> [Goal of the exercise] Copy the data below exactly, omitting any picture it contains.

> [Data extract]
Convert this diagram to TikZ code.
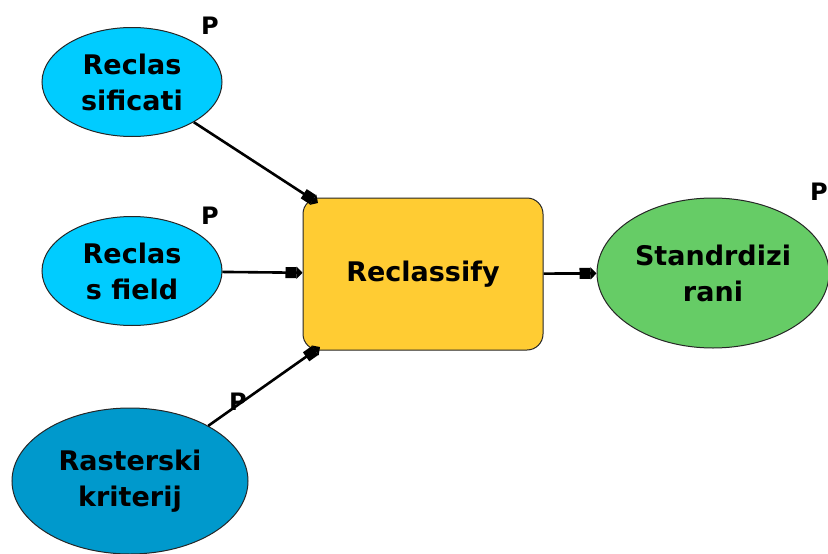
\documentclass[tikz,border=0pt]{standalone}
\usepackage{fontspec}
\setmainfont{DejaVu Sans}
\usetikzlibrary{shapes.geometric,arrows.meta}
\definecolor{lblue}{RGB}{0,204,255}
\definecolor{dblue}{RGB}{0,153,204}
\definecolor{yell}{RGB}{255,204,51}
\definecolor{grn}{RGB}{102,204,102}
\tikzset{
  base/.style={draw=black!85, line width=1pt, align=center, inner sep=0pt,
    font=\fontsize{27}{36}\selectfont\bfseries},
  data/.style={base, ellipse},
  tool/.style={base, rectangle, rounded corners=16pt},
  plabel/.style={font=\fontsize{24}{24}\selectfont\bfseries, inner sep=0pt},
  conn/.style={line width=2.6pt, -{Square[length=11pt,width=11pt,sep=0pt]Triangle[length=6pt,width=12pt,sep=0pt]}}
}
\begin{document}
\begin{tikzpicture}[x=1pt,y=-1pt]
\useasboundingbox (0,0) rectangle (828,554);
\node[data, fill=lblue, minimum width=180pt, minimum height=109pt] (r1) at (132,82) {Reclas\\sificati};
\node[data, fill=lblue, minimum width=180pt, minimum height=109pt] (r2) at (132,271) {Reclas\\s field};
\node[data, fill=dblue, minimum width=236pt, minimum height=146pt] (r3) at (130,481) {Rasterski\\kriterij};
\node[tool, fill=yell, minimum width=240pt, minimum height=152pt] (rc) at (423,274) {Reclassify};
\node[data, fill=grn, minimum width=232pt, minimum height=150pt] (out) at (713,273) {Standrdizi\\rani};
\node[plabel] (p1) at (210,26) {P};
\node[plabel] (p2) at (210,216) {P};
\node[plabel] (p3) at (238,402) {P};
\node[plabel] (p4) at (819,192) {P};
\coordinate (in1) at (318,203);
\coordinate (in3) at (320,347);
\draw[conn] (r1) -- (in1);
\draw[conn] (r2) -- (rc);
\draw[conn] (r3) -- (in3);
\draw[conn] (rc) -- (out);
\end{tikzpicture}
\end{document}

> [Solution]
Convert this diagram to TikZ code.
\documentclass[tikz,border=0pt]{standalone}
\usepackage{fontspec}
\setmainfont{DejaVu Sans}
\usetikzlibrary{shapes.geometric,arrows.meta}
\definecolor{lblue}{RGB}{0,204,255}
\definecolor{dblue}{RGB}{0,153,204}
\definecolor{yell}{RGB}{255,204,51}
\definecolor{grn}{RGB}{102,204,102}
\tikzset{
  base/.style={draw=black!85, line width=1pt, align=center, inner sep=0pt,
    font=\fontsize{27}{36}\selectfont\bfseries},
  data/.style={base, ellipse},
  tool/.style={base, rectangle, rounded corners=16pt},
  plabel/.style={font=\fontsize{24}{24}\selectfont\bfseries, inner sep=0pt},
  conn/.style={line width=2.6pt, -{Square[length=11pt,width=11pt,sep=0pt]Triangle[length=6pt,width=12pt,sep=0pt]}}
}
\begin{document}
\begin{tikzpicture}[x=1pt,y=-1pt]
\useasboundingbox (0,0) rectangle (828,554);
\node[data, fill=lblue, minimum width=180pt, minimum height=109pt] (r1) at (132,82) {Reclas\\sificati};
\node[data, fill=lblue, minimum width=180pt, minimum height=109pt] (r2) at (132,271) {Reclas\\s field};
\node[data, fill=dblue, minimum width=236pt, minimum height=146pt] (r3) at (130,481) {Rasterski\\kriterij};
\node[tool, fill=yell, minimum width=240pt, minimum height=152pt] (rc) at (423,274) {Reclassify};
\node[data, fill=grn, minimum width=232pt, minimum height=150pt] (out) at (713,273) {Standrdizi\\rani};
\node[plabel] (p1) at (210,26) {P};
\node[plabel] (p2) at (210,216) {P};
\node[plabel] (p3) at (238,402) {P};
\node[plabel] (p4) at (819,192) {P};
\coordinate (in1) at (318,203);
\coordinate (in3) at (320,347);
\draw[conn] (r1) -- (in1);
\draw[conn] (r2) -- (rc);
\draw[conn] (r3) -- (in3);
\draw[conn] (rc) -- (out);
\end{tikzpicture}
\end{document}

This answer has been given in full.